-- Start RECORDS SHOWN --
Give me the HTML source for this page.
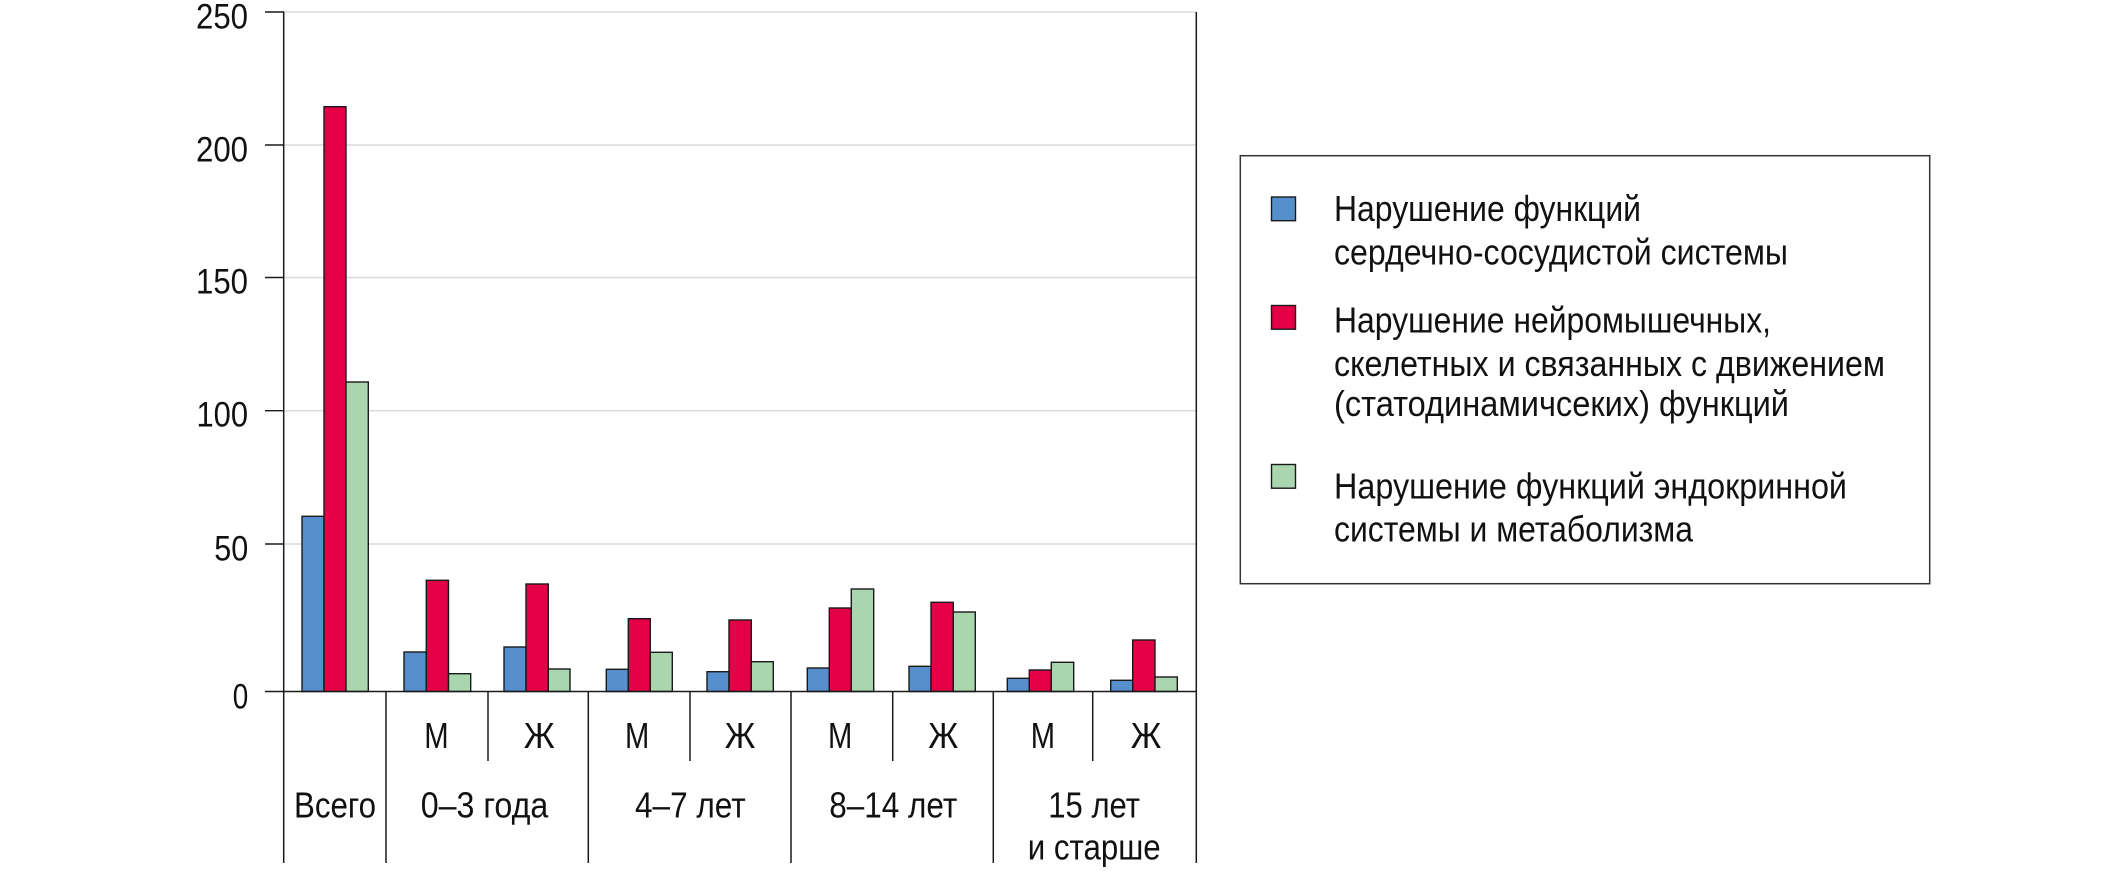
-- End RECORDS SHOWN --
-- Start RECORDS SHOWN --
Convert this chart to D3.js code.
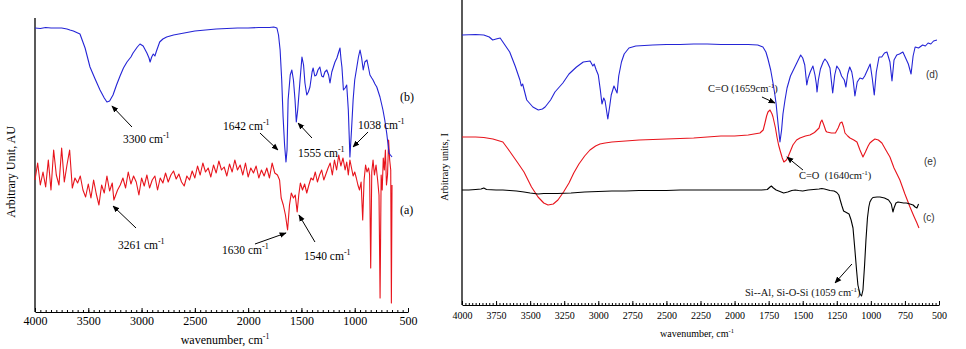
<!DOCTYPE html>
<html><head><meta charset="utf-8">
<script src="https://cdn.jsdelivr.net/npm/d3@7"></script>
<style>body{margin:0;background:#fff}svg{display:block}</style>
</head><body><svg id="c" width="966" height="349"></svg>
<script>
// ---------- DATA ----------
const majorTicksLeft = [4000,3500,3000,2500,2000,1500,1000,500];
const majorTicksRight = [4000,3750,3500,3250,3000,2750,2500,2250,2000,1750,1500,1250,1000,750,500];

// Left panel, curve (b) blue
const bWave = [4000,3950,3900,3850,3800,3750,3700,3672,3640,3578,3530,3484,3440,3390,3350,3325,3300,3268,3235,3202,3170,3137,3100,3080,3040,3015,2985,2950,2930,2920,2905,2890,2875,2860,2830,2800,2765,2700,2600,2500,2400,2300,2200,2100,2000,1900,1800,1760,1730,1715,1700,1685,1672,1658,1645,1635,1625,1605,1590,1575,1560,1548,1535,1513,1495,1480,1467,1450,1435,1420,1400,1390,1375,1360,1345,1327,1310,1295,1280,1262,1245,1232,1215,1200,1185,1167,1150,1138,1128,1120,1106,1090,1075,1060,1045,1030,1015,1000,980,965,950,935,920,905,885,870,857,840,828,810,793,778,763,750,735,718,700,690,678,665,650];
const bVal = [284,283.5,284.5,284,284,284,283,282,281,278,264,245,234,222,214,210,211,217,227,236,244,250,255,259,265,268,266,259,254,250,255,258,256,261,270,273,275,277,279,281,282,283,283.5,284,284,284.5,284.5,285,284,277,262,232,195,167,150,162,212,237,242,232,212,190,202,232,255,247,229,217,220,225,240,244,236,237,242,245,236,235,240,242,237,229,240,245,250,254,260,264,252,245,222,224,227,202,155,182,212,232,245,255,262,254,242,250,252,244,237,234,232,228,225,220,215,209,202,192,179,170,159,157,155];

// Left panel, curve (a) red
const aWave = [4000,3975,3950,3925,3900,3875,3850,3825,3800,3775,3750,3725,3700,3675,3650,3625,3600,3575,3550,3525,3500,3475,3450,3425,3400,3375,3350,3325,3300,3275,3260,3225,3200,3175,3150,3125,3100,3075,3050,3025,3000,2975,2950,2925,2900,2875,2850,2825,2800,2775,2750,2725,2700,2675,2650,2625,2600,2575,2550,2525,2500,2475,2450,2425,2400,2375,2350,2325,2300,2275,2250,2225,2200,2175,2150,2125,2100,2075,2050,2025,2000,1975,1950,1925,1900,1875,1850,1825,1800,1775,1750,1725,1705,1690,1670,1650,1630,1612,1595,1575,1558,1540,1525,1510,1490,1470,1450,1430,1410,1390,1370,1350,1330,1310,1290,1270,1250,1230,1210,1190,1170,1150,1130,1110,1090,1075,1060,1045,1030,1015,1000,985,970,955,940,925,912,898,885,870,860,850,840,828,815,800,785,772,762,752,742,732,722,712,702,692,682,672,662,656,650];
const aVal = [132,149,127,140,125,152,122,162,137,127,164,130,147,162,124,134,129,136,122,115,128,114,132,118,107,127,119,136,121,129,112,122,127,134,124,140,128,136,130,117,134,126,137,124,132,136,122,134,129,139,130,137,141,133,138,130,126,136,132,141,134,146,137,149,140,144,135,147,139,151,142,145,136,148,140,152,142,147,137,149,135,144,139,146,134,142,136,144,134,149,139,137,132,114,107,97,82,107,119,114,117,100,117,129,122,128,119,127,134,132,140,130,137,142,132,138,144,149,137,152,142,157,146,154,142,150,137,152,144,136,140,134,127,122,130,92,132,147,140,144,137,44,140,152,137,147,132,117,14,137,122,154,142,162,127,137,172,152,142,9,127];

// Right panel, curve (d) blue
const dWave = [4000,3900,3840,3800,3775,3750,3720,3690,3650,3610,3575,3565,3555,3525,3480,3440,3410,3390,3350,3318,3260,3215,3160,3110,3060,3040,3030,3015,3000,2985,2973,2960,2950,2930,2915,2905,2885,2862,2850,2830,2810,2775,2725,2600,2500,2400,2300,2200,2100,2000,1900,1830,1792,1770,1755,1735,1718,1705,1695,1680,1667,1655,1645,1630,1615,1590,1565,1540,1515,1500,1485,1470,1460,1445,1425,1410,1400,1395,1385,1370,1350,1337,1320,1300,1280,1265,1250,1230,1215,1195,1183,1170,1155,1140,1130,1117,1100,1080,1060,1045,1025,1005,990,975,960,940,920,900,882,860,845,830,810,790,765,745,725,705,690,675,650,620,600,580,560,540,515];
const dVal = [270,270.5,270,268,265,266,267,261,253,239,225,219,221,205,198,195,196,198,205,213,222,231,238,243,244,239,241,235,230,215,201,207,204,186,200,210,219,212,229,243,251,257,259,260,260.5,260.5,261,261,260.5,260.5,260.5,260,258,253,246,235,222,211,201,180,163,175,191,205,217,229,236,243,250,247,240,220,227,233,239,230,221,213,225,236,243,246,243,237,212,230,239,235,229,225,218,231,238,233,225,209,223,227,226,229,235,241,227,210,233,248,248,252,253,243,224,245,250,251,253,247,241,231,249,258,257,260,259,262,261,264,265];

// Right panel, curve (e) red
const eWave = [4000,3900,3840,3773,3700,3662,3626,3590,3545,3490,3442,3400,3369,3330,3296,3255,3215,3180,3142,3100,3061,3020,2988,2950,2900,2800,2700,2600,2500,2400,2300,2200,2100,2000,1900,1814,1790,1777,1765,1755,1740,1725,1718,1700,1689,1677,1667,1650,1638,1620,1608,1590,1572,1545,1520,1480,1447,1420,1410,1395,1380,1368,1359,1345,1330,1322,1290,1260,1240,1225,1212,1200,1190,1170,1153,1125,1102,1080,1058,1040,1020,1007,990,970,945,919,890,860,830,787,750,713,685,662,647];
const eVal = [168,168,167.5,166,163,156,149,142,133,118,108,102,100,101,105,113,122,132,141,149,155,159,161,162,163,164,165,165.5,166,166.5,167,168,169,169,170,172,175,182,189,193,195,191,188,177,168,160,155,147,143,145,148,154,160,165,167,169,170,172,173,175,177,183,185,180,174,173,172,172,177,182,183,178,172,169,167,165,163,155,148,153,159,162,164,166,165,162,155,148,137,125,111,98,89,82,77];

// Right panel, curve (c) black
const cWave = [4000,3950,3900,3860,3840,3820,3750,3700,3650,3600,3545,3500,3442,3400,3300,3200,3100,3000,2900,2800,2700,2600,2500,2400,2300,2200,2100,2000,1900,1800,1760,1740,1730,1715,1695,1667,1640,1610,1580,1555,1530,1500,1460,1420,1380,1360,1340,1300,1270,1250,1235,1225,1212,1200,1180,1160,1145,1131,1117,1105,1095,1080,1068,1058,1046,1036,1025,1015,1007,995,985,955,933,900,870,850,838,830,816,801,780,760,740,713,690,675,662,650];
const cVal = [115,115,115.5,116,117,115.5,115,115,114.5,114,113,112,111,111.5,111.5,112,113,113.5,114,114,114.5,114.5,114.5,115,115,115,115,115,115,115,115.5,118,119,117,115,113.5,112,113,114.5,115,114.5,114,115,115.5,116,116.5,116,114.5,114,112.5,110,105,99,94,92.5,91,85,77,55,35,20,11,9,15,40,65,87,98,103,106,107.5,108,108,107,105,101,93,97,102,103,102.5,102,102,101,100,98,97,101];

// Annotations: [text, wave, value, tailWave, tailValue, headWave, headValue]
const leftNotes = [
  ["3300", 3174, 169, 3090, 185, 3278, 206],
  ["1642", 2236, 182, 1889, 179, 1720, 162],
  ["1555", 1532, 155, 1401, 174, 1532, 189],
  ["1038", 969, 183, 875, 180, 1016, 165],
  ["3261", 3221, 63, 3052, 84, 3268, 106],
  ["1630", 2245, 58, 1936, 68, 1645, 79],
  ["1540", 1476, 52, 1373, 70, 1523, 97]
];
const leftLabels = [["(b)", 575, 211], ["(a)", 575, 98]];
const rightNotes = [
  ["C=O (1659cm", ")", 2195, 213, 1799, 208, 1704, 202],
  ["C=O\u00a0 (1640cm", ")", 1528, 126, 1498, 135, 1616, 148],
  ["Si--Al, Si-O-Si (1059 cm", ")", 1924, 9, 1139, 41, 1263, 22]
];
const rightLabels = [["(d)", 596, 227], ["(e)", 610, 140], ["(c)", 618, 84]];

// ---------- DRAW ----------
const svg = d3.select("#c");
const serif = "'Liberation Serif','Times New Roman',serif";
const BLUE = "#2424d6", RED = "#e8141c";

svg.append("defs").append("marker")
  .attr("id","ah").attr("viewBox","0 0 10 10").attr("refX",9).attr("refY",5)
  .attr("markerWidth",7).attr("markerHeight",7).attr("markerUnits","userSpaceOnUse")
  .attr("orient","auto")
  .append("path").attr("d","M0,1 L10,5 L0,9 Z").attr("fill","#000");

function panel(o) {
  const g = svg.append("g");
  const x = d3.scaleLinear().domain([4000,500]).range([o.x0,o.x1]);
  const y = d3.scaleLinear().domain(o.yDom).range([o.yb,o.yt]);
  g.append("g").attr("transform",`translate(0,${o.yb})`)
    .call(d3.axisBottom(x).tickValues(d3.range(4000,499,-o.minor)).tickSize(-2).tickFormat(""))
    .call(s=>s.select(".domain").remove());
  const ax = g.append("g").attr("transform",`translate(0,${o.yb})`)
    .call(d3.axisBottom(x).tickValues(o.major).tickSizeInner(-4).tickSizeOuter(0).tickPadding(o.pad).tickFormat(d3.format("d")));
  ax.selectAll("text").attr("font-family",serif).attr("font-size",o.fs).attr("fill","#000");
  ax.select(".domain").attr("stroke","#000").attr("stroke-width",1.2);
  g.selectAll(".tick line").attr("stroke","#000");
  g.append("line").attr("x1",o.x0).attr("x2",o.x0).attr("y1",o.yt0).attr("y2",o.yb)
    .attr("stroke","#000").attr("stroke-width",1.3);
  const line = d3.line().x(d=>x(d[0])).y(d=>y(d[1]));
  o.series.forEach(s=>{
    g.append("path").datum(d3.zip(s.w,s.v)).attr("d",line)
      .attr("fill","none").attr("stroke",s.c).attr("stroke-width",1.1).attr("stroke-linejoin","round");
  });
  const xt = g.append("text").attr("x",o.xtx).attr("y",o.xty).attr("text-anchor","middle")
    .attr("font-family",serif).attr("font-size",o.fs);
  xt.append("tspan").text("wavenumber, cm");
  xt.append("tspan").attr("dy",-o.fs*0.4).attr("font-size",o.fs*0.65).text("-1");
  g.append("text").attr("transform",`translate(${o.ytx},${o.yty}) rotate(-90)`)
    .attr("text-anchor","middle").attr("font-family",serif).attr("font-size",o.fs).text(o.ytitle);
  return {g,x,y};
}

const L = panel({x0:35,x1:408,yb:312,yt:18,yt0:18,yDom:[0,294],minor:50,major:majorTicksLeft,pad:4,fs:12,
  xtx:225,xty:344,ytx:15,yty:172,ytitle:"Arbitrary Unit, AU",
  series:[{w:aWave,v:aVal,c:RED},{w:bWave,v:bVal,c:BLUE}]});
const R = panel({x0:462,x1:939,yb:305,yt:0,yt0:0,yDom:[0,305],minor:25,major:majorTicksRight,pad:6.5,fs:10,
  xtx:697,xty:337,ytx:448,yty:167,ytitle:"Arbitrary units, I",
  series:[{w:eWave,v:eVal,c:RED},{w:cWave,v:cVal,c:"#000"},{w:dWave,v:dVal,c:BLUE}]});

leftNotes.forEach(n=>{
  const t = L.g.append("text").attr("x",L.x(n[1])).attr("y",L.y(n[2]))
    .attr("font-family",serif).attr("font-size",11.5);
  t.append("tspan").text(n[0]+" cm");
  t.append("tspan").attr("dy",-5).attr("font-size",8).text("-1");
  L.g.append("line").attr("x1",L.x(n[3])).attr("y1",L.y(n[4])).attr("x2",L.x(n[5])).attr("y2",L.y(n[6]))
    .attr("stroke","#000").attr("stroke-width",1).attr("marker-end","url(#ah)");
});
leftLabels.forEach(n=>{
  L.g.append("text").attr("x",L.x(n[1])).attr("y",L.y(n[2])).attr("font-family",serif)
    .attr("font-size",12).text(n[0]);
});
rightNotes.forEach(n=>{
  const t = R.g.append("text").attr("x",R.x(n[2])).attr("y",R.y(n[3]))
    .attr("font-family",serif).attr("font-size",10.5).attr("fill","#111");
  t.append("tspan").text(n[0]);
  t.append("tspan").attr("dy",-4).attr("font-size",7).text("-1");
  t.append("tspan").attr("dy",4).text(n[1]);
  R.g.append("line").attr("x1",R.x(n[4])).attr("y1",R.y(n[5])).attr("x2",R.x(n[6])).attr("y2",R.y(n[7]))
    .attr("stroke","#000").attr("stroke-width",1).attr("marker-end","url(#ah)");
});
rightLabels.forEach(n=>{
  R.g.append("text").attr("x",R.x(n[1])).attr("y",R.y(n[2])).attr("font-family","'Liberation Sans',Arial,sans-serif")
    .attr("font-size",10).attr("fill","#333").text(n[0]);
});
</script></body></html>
-- End RECORDS SHOWN --
Filter out all lines lacking the word "this" and copy the rest.

Give me the HTML source for this page.
Convert this chart to D3.js code.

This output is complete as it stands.